Turns out that even mid-20th Century Americans, raised on the parental commonplace “don’t play with your food,” were uncomfortable with the waste implied by the original Mr. Potato Head, invented by one George Lerner in the late ’40s and mass-produced by Hasbro in the early ’50s. The original set included only the plastic eyes, nose and other features, intended to be stuck into a real spud. A few years later Hasbro decided that it was less wasteful and safer to make a fake, hollow potato body for him out of petroleum products. Yay! In this form he became a classic resident of the American toy box; along with the Slinky Dog and Barbie, one of the handful of real-life toy brands to be included in the Toy Story universe.

3. Mattel Food Fighters

This 1988 action figure line of comestible warriors from Mattel included both the “Kitchen Commandos” like Burgedier General, Major Munch (a donut) and Private Pizza, who traveled in the Combat Carton (an egg carton assault vehicle), versus the “Refrigerator Rejects” like Mean Wiener, Short Stack and Taco Terror. They didn’t quite dethrone Mr. Potato Head in the field of food toys. But they got to star in a rather cool stop-motion commercial, which has an even more epicurean flavor when heard, as it is on YouTube, in French.

4. The Killer Tomatoes

I know I’m going to miss her/A tomato ate my sister/Sacramento fell today/They’re marching on San Jose” These couplets from the notorious theme song give a pretty solid indication of the level of wit in John DiBello’s 1978 indie sci-fi spoof Attack of the Killer Tomatoes. Nonetheless, the franchise has proven more durable than the average tomato, spawning a cartoon, video games and a comic book. There have also been a number of imitators, including a 1999 Greek effort, Attack of the Giant Moussaka, with really convincing special effects.

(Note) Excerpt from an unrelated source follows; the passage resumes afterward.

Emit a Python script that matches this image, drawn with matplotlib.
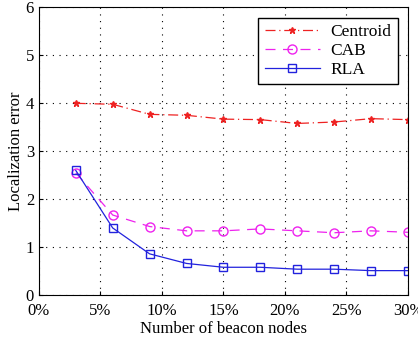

The time has come, however, for some enterprising boy band to cover “Puberty Love,” the song that is the Achilles heel of the tomatoes. It could have been a hit for One Direction, but the moment has passed.

5. Pizza the Hutt

Only a few notches higher than Attack of the Killer Tomatoes in terms of sophistication – a few important notches, admittedly – is the humor in Spaceballs, the 1987 Mel Brooks send-up of Star Wars. The movie’s equivalent of Jabba the Hutt, this talking slice of pizza (voiced by Dom DeLuise) with a Godfather-style gangster persona is also, despite the silliness of the context, quite an effectively nauseating special effect, bubbling and dripping with tomato sauce (one hopes) and melted cheese (one hopes).

It may not be advisable to rent this movie on Pizza Night. Indeed, Pizza Night may be postponed for a few weeks after this one.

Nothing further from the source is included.